[The request] Reproduce the lines of the material exactly, excluding every image.

[Dataset rows]
((
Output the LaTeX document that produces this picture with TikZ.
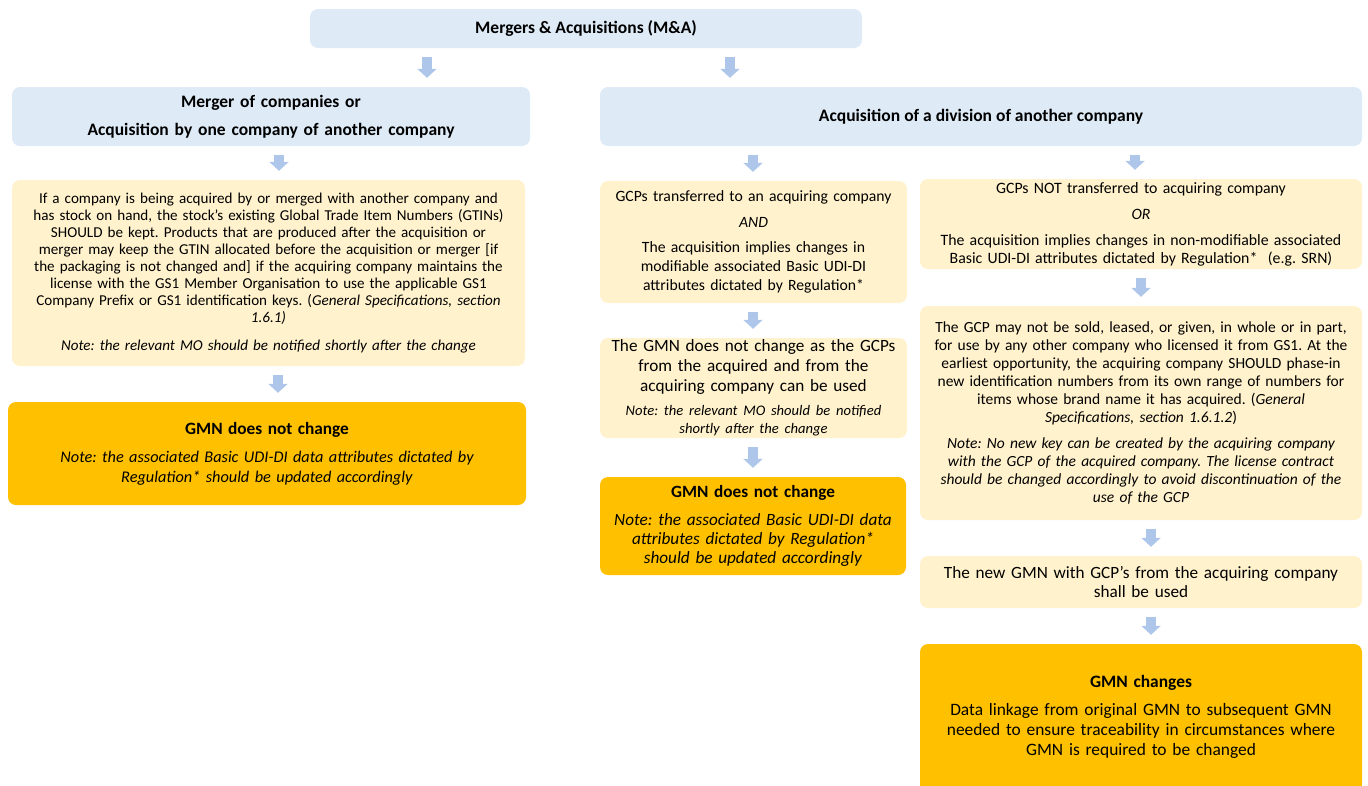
\documentclass[tikz,border=0pt]{standalone}
\usepackage{fontspec}
\setmainfont{Carlito}
\usepackage{tikz}
\usetikzlibrary{arrows.meta}
\usetikzlibrary{positioning}
\usetikzlibrary{backgrounds}
\frenchspacing

\begin{document}
\begin{tikzpicture}[x=1pt, y=-1pt,
		box/.style={rounded corners=8pt, inner sep=0pt, align=center},
		hdrbox/.style={box, fill={HDR_BLUE!100}, font=\bfseries\fontsize{17.5}{18}\selectfont},
		notebox/.style={box, fill={NOTE_YELLOW!100}},
		gmnbox/.style={box, fill={GMN_ORANGE!100}},
		flow/.style={line width={10pt}, color={ARROW_BLUE!100}, -{Triangle[width=19pt, length=9pt]},
			shorten <={9pt}, shorten >={9pt}}]
				\definecolor{HDR_BLUE}{RGB}{222, 235, 247}
				\definecolor{NOTE_YELLOW}{RGB}{255, 242, 204}
				\definecolor{GMN_ORANGE}{RGB}{255, 192, 0}
				\definecolor{ARROW_BLUE}{RGB}{173, 198, 233}
				\clip (0, 0) rectangle (1368, 785);

				% headers
				\node[hdrbox, minimum width={552pt}, minimum height={39pt}] (ma) at (586, 28.5)
					{Mergers \& Acquisitions (M\&A)};
				\node[hdrbox, minimum width={518pt}, minimum height={59pt}, text width={505pt}] (mergehdr) at (271, 116.5)
					{Merger of companies or\\[10pt] Acquisition by one company of another company};
				\node[hdrbox, minimum width={762pt}, minimum height={59pt}] (acqhdr) at (981, 116.5)
					{Acquisition of a division of another company};

				% left branch
				\node[notebox, minimum width={513pt}, minimum height={186pt}, text width={505pt},
					font=\fontsize{15.1}{17}\selectfont] (mergetxt) at (268.5, 273)
					{If a company is being acquired by or merged with another company and\\
					has stock on hand, the stock’s existing Global Trade Item Numbers (GTINs)\\
					SHOULD be kept. Products that are produced after the acquisition or\\
					merger may keep the GTIN allocated before the acquisition or merger [if\\
					the packaging is not changed and] if the acquiring company maintains the\\
					license with the GS1 Member Organisation to use the applicable GS1\\
					Company Prefix or GS1 identification keys. (\textit{General Specifications, section\\
					1.6.1)}\\[11pt]
					\textit{Note: the relevant MO should be notified shortly after the change}};
				\node[gmnbox, minimum width={518pt}, minimum height={103pt}, text width={505pt},
					font=\fontsize{16.3}{20}\selectfont] (mergegmn) at (267, 453.5)
					{\textbf{\fontsize{17.3}{20}\selectfont GMN does not change}\\[8pt]
					\textit{Note: the associated Basic UDI-DI data attributes dictated by\\
					Regulation* should be updated accordingly}};

				% middle branch
				\node[notebox, minimum width={307pt}, minimum height={122pt}, text width={300pt},
					font=\fontsize{15.7}{19}\selectfont] (gcpyes) at (753.5, 242)
					{GCPs transferred to an acquiring company\\[7pt]
					\textit{AND}\\[6pt]
					The acquisition implies changes in\\
					modifiable associated Basic UDI-DI\\
					attributes dictated by Regulation*};
				\node[notebox, minimum width={307pt}, minimum height={100pt}, text width={300pt},
					font=\fontsize{17.2}{20}\selectfont] (gcpkeep) at (753.5, 388)
					{The GMN does not change as the GCPs\\
					from the acquired and from the\\
					acquiring company can be used\\[6pt]
					{\itshape\fontsize{14.6}{18}\selectfont Note: the relevant MO should be notified\\
					shortly after the change\par}};
				\node[gmnbox, minimum width={306pt}, minimum height={98pt}, text width={300pt},
					font=\fontsize{17.2}{19}\selectfont] (keepgmn) at (753, 526)
					{\textbf{GMN does not change}\\[9pt]
					\textit{Note: the associated Basic UDI-DI data\\
					attributes dictated by Regulation*\\
					should be updated accordingly}};

				% right branch
				\node[notebox, minimum width={442pt}, minimum height={90pt}, text width={435pt},
					font=\fontsize{15.8}{18}\selectfont] (gcpno) at (1141, 224)
					{GCPs NOT transferred to acquiring company\\[8pt]
					\textit{OR}\\[8pt]
					The acquisition implies changes in non-modifiable associated\\
					Basic UDI-DI attributes dictated by Regulation*\ \ (e.g. SRN)};
				\node[notebox, minimum width={442pt}, minimum height={214pt}, text width={435pt},
					font=\fontsize{15.5}{18}\selectfont] (gcprule) at (1141, 413)
					{The GCP may not be sold, leased, or given, in whole or in part,\\
					for use by any other company who licensed it from GS1. At the\\
					earliest opportunity, the acquiring company SHOULD phase-in\\
					new identification numbers from its own range of numbers for\\
					items whose brand name it has acquired. (\textit{General\\
					Specifications, section 1.6.1.2})\\[8pt]
					\textit{Note: No new key can be created by the acquiring company\\
					with the GCP of the acquired company. The license contract\\
					should be changed accordingly to avoid discontinuation of the\\
					use of the GCP}};
				\node[notebox, minimum width={442pt}, minimum height={52pt}, text width={435pt},
					font=\fontsize{17.2}{19}\selectfont] (newgmn) at (1141, 582)
					{The new GMN with GCP’s from the acquiring company\\
					shall be used};
				\node[gmnbox, minimum width={442pt}, minimum height={146pt}, text width={435pt},
					font=\fontsize{17.4}{20}\selectfont] (gmnchg) at (1141, 717)
					{\textbf{GMN changes}\\[8pt]
					Data linkage from original GMN to subsequent GMN\\
					needed to ensure traceability in circumstances where\\
					GMN is required to be changed};
				\begin{scope}[on background layer]
					\fill[GMN_ORANGE] (gmnchg.west) rectangle (gmnchg.east |- 0,800);
				\end{scope}

				% arrows
				\draw[flow] (ma.south -| 427,0) -- (mergehdr.north -| 427,0);
				\draw[flow] (ma.south -| 730,0) -- (acqhdr.north -| 730,0);
				\draw[flow] (mergehdr.south -| 279,0) -- (mergetxt.north -| 279,0);
				\draw[flow] (mergetxt.south -| 278,0) -- (mergegmn.north -| 278,0);
				\draw[flow] (acqhdr.south -| 753,0) -- (gcpyes.north -| 753,0);
				\draw[flow] (gcpyes.south -| 753,0) -- (gcpkeep.north -| 753,0);
				\draw[flow] (gcpkeep.south -| 753,0) -- (keepgmn.north -| 753,0);
				\draw[flow] (acqhdr.south -| 1135,0) -- (gcpno.north -| 1135,0);
				\draw[flow] (gcpno.south -| 1141,0) -- (gcprule.north -| 1141,0);
				\draw[flow] (gcprule.south -| 1151,0) -- (newgmn.north -| 1151,0);
				\draw[flow] (newgmn.south -| 1151,0) -- (gmnchg.north -| 1151,0);
\end{tikzpicture}
\end{document}
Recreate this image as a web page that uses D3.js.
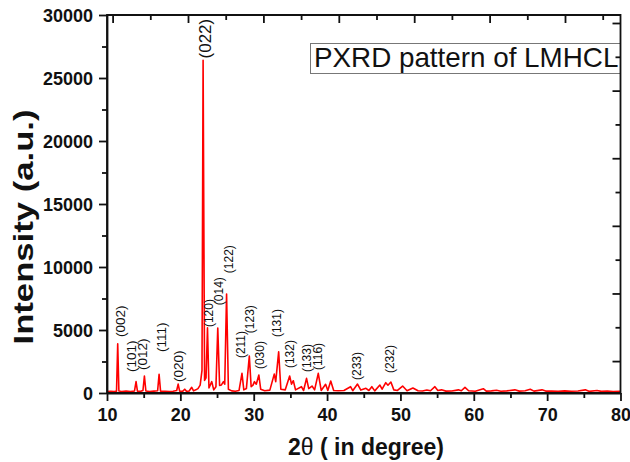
))
[Answer to this exercise]
Output the LaTeX document that produces this picture with TikZ.
\documentclass[tikz,border=0pt]{standalone}
\usepackage{fontspec}
\setmainfont{Carlito}
\usepackage{tikz}
\usetikzlibrary{arrows.meta}
\usetikzlibrary{positioning}
\usetikzlibrary{backgrounds}
\frenchspacing

\begin{document}
\begin{tikzpicture}[x=1pt, y=-1pt,
		box/.style={rounded corners=8pt, inner sep=0pt, align=center},
		hdrbox/.style={box, fill={HDR_BLUE!100}, font=\bfseries\fontsize{17.5}{18}\selectfont},
		notebox/.style={box, fill={NOTE_YELLOW!100}},
		gmnbox/.style={box, fill={GMN_ORANGE!100}},
		flow/.style={line width={10pt}, color={ARROW_BLUE!100}, -{Triangle[width=19pt, length=9pt]},
			shorten <={9pt}, shorten >={9pt}}]
				\definecolor{HDR_BLUE}{RGB}{222, 235, 247}
				\definecolor{NOTE_YELLOW}{RGB}{255, 242, 204}
				\definecolor{GMN_ORANGE}{RGB}{255, 192, 0}
				\definecolor{ARROW_BLUE}{RGB}{173, 198, 233}
				\clip (0, 0) rectangle (1368, 785);

				% headers
				\node[hdrbox, minimum width={552pt}, minimum height={39pt}] (ma) at (586, 28.5)
					{Mergers \& Acquisitions (M\&A)};
				\node[hdrbox, minimum width={518pt}, minimum height={59pt}, text width={505pt}] (mergehdr) at (271, 116.5)
					{Merger of companies or\\[10pt] Acquisition by one company of another company};
				\node[hdrbox, minimum width={762pt}, minimum height={59pt}] (acqhdr) at (981, 116.5)
					{Acquisition of a division of another company};

				% left branch
				\node[notebox, minimum width={513pt}, minimum height={186pt}, text width={505pt},
					font=\fontsize{15.1}{17}\selectfont] (mergetxt) at (268.5, 273)
					{If a company is being acquired by or merged with another company and\\
					has stock on hand, the stock’s existing Global Trade Item Numbers (GTINs)\\
					SHOULD be kept. Products that are produced after the acquisition or\\
					merger may keep the GTIN allocated before the acquisition or merger [if\\
					the packaging is not changed and] if the acquiring company maintains the\\
					license with the GS1 Member Organisation to use the applicable GS1\\
					Company Prefix or GS1 identification keys. (\textit{General Specifications, section\\
					1.6.1)}\\[11pt]
					\textit{Note: the relevant MO should be notified shortly after the change}};
				\node[gmnbox, minimum width={518pt}, minimum height={103pt}, text width={505pt},
					font=\fontsize{16.3}{20}\selectfont] (mergegmn) at (267, 453.5)
					{\textbf{\fontsize{17.3}{20}\selectfont GMN does not change}\\[8pt]
					\textit{Note: the associated Basic UDI-DI data attributes dictated by\\
					Regulation* should be updated accordingly}};

				% middle branch
				\node[notebox, minimum width={307pt}, minimum height={122pt}, text width={300pt},
					font=\fontsize{15.7}{19}\selectfont] (gcpyes) at (753.5, 242)
					{GCPs transferred to an acquiring company\\[7pt]
					\textit{AND}\\[6pt]
					The acquisition implies changes in\\
					modifiable associated Basic UDI-DI\\
					attributes dictated by Regulation*};
				\node[notebox, minimum width={307pt}, minimum height={100pt}, text width={300pt},
					font=\fontsize{17.2}{20}\selectfont] (gcpkeep) at (753.5, 388)
					{The GMN does not change as the GCPs\\
					from the acquired and from the\\
					acquiring company can be used\\[6pt]
					{\itshape\fontsize{14.6}{18}\selectfont Note: the relevant MO should be notified\\
					shortly after the change\par}};
				\node[gmnbox, minimum width={306pt}, minimum height={98pt}, text width={300pt},
					font=\fontsize{17.2}{19}\selectfont] (keepgmn) at (753, 526)
					{\textbf{GMN does not change}\\[9pt]
					\textit{Note: the associated Basic UDI-DI data\\
					attributes dictated by Regulation*\\
					should be updated accordingly}};

				% right branch
				\node[notebox, minimum width={442pt}, minimum height={90pt}, text width={435pt},
					font=\fontsize{15.8}{18}\selectfont] (gcpno) at (1141, 224)
					{GCPs NOT transferred to acquiring company\\[8pt]
					\textit{OR}\\[8pt]
					The acquisition implies changes in non-modifiable associated\\
					Basic UDI-DI attributes dictated by Regulation*\ \ (e.g. SRN)};
				\node[notebox, minimum width={442pt}, minimum height={214pt}, text width={435pt},
					font=\fontsize{15.5}{18}\selectfont] (gcprule) at (1141, 413)
					{The GCP may not be sold, leased, or given, in whole or in part,\\
					for use by any other company who licensed it from GS1. At the\\
					earliest opportunity, the acquiring company SHOULD phase-in\\
					new identification numbers from its own range of numbers for\\
					items whose brand name it has acquired. (\textit{General\\
					Specifications, section 1.6.1.2})\\[8pt]
					\textit{Note: No new key can be created by the acquiring company\\
					with the GCP of the acquired company. The license contract\\
					should be changed accordingly to avoid discontinuation of the\\
					use of the GCP}};
				\node[notebox, minimum width={442pt}, minimum height={52pt}, text width={435pt},
					font=\fontsize{17.2}{19}\selectfont] (newgmn) at (1141, 582)
					{The new GMN with GCP’s from the acquiring company\\
					shall be used};
				\node[gmnbox, minimum width={442pt}, minimum height={146pt}, text width={435pt},
					font=\fontsize{17.4}{20}\selectfont] (gmnchg) at (1141, 717)
					{\textbf{GMN changes}\\[8pt]
					Data linkage from original GMN to subsequent GMN\\
					needed to ensure traceability in circumstances where\\
					GMN is required to be changed};
				\begin{scope}[on background layer]
					\fill[GMN_ORANGE] (gmnchg.west) rectangle (gmnchg.east |- 0,800);
				\end{scope}

				% arrows
				\draw[flow] (ma.south -| 427,0) -- (mergehdr.north -| 427,0);
				\draw[flow] (ma.south -| 730,0) -- (acqhdr.north -| 730,0);
				\draw[flow] (mergehdr.south -| 279,0) -- (mergetxt.north -| 279,0);
				\draw[flow] (mergetxt.south -| 278,0) -- (mergegmn.north -| 278,0);
				\draw[flow] (acqhdr.south -| 753,0) -- (gcpyes.north -| 753,0);
				\draw[flow] (gcpyes.south -| 753,0) -- (gcpkeep.north -| 753,0);
				\draw[flow] (gcpkeep.south -| 753,0) -- (keepgmn.north -| 753,0);
				\draw[flow] (acqhdr.south -| 1135,0) -- (gcpno.north -| 1135,0);
				\draw[flow] (gcpno.south -| 1141,0) -- (gcprule.north -| 1141,0);
				\draw[flow] (gcprule.south -| 1151,0) -- (newgmn.north -| 1151,0);
				\draw[flow] (newgmn.south -| 1151,0) -- (gmnchg.north -| 1151,0);
\end{tikzpicture}
\end{document}
Recreate this image as a web page that uses D3.js.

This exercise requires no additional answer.